Drop the pictures, then extract the listing word for word.

**Data lines:**

▼

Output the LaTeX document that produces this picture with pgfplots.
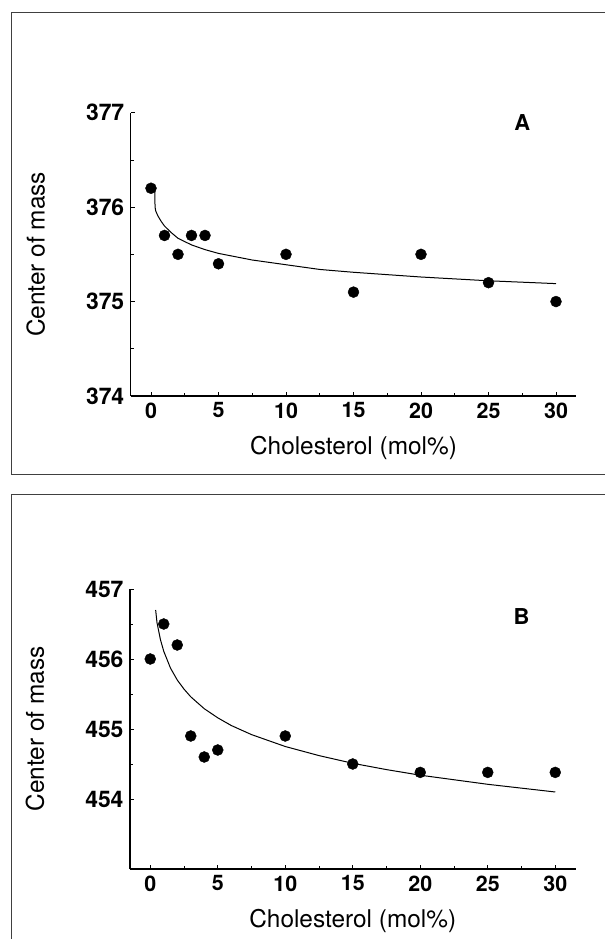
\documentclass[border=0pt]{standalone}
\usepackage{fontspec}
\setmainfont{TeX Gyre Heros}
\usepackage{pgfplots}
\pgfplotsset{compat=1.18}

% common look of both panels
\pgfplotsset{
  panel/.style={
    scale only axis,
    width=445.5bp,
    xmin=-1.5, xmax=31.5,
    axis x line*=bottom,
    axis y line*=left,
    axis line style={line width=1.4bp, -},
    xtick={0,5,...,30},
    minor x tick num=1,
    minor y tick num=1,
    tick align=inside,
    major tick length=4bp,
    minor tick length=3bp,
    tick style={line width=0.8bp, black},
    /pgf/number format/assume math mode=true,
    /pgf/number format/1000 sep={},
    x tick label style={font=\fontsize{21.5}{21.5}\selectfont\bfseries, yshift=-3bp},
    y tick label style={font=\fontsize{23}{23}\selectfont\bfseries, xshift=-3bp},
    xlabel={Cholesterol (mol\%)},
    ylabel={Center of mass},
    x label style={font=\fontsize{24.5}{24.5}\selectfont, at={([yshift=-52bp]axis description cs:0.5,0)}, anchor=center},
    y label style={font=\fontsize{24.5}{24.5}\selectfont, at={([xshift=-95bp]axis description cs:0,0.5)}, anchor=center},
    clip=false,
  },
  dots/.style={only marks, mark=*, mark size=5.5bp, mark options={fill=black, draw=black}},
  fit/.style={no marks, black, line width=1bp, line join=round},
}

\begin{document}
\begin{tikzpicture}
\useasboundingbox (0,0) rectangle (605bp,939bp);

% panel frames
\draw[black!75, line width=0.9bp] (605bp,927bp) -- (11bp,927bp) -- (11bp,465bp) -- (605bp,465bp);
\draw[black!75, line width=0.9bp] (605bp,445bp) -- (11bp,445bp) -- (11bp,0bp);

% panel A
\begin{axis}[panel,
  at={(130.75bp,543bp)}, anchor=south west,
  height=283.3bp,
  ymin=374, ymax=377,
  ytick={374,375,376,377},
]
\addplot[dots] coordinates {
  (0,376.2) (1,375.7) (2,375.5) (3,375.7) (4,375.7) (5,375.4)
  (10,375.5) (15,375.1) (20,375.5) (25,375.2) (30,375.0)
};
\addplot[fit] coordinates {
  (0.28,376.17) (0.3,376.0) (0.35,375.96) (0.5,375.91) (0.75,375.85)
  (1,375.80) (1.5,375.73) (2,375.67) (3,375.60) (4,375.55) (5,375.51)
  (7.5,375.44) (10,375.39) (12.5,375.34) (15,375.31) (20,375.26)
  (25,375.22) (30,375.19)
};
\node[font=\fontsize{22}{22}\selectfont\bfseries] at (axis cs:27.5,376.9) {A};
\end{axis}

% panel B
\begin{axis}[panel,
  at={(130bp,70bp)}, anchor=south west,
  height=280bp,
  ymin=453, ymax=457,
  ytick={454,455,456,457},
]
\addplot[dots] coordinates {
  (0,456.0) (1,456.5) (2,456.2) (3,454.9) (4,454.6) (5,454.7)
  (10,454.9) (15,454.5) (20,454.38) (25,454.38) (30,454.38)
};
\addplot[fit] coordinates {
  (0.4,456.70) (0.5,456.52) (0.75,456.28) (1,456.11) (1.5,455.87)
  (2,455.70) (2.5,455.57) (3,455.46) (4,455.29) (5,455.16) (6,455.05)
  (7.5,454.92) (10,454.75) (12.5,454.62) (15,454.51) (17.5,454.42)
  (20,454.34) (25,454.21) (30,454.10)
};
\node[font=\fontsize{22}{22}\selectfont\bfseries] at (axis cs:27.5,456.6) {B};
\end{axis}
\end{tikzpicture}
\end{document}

▲

**Reply to the exercise:**
Output the LaTeX document that produces this picture with pgfplots.
\documentclass[border=0pt]{standalone}
\usepackage{fontspec}
\setmainfont{TeX Gyre Heros}
\usepackage{pgfplots}
\pgfplotsset{compat=1.18}

% common look of both panels
\pgfplotsset{
  panel/.style={
    scale only axis,
    width=445.5bp,
    xmin=-1.5, xmax=31.5,
    axis x line*=bottom,
    axis y line*=left,
    axis line style={line width=1.4bp, -},
    xtick={0,5,...,30},
    minor x tick num=1,
    minor y tick num=1,
    tick align=inside,
    major tick length=4bp,
    minor tick length=3bp,
    tick style={line width=0.8bp, black},
    /pgf/number format/assume math mode=true,
    /pgf/number format/1000 sep={},
    x tick label style={font=\fontsize{21.5}{21.5}\selectfont\bfseries, yshift=-3bp},
    y tick label style={font=\fontsize{23}{23}\selectfont\bfseries, xshift=-3bp},
    xlabel={Cholesterol (mol\%)},
    ylabel={Center of mass},
    x label style={font=\fontsize{24.5}{24.5}\selectfont, at={([yshift=-52bp]axis description cs:0.5,0)}, anchor=center},
    y label style={font=\fontsize{24.5}{24.5}\selectfont, at={([xshift=-95bp]axis description cs:0,0.5)}, anchor=center},
    clip=false,
  },
  dots/.style={only marks, mark=*, mark size=5.5bp, mark options={fill=black, draw=black}},
  fit/.style={no marks, black, line width=1bp, line join=round},
}

\begin{document}
\begin{tikzpicture}
\useasboundingbox (0,0) rectangle (605bp,939bp);

% panel frames
\draw[black!75, line width=0.9bp] (605bp,927bp) -- (11bp,927bp) -- (11bp,465bp) -- (605bp,465bp);
\draw[black!75, line width=0.9bp] (605bp,445bp) -- (11bp,445bp) -- (11bp,0bp);

% panel A
\begin{axis}[panel,
  at={(130.75bp,543bp)}, anchor=south west,
  height=283.3bp,
  ymin=374, ymax=377,
  ytick={374,375,376,377},
]
\addplot[dots] coordinates {
  (0,376.2) (1,375.7) (2,375.5) (3,375.7) (4,375.7) (5,375.4)
  (10,375.5) (15,375.1) (20,375.5) (25,375.2) (30,375.0)
};
\addplot[fit] coordinates {
  (0.28,376.17) (0.3,376.0) (0.35,375.96) (0.5,375.91) (0.75,375.85)
  (1,375.80) (1.5,375.73) (2,375.67) (3,375.60) (4,375.55) (5,375.51)
  (7.5,375.44) (10,375.39) (12.5,375.34) (15,375.31) (20,375.26)
  (25,375.22) (30,375.19)
};
\node[font=\fontsize{22}{22}\selectfont\bfseries] at (axis cs:27.5,376.9) {A};
\end{axis}

% panel B
\begin{axis}[panel,
  at={(130bp,70bp)}, anchor=south west,
  height=280bp,
  ymin=453, ymax=457,
  ytick={454,455,456,457},
]
\addplot[dots] coordinates {
  (0,456.0) (1,456.5) (2,456.2) (3,454.9) (4,454.6) (5,454.7)
  (10,454.9) (15,454.5) (20,454.38) (25,454.38) (30,454.38)
};
\addplot[fit] coordinates {
  (0.4,456.70) (0.5,456.52) (0.75,456.28) (1,456.11) (1.5,455.87)
  (2,455.70) (2.5,455.57) (3,455.46) (4,455.29) (5,455.16) (6,455.05)
  (7.5,454.92) (10,454.75) (12.5,454.62) (15,454.51) (17.5,454.42)
  (20,454.34) (25,454.21) (30,454.10)
};
\node[font=\fontsize{22}{22}\selectfont\bfseries] at (axis cs:27.5,456.6) {B};
\end{axis}
\end{tikzpicture}
\end{document}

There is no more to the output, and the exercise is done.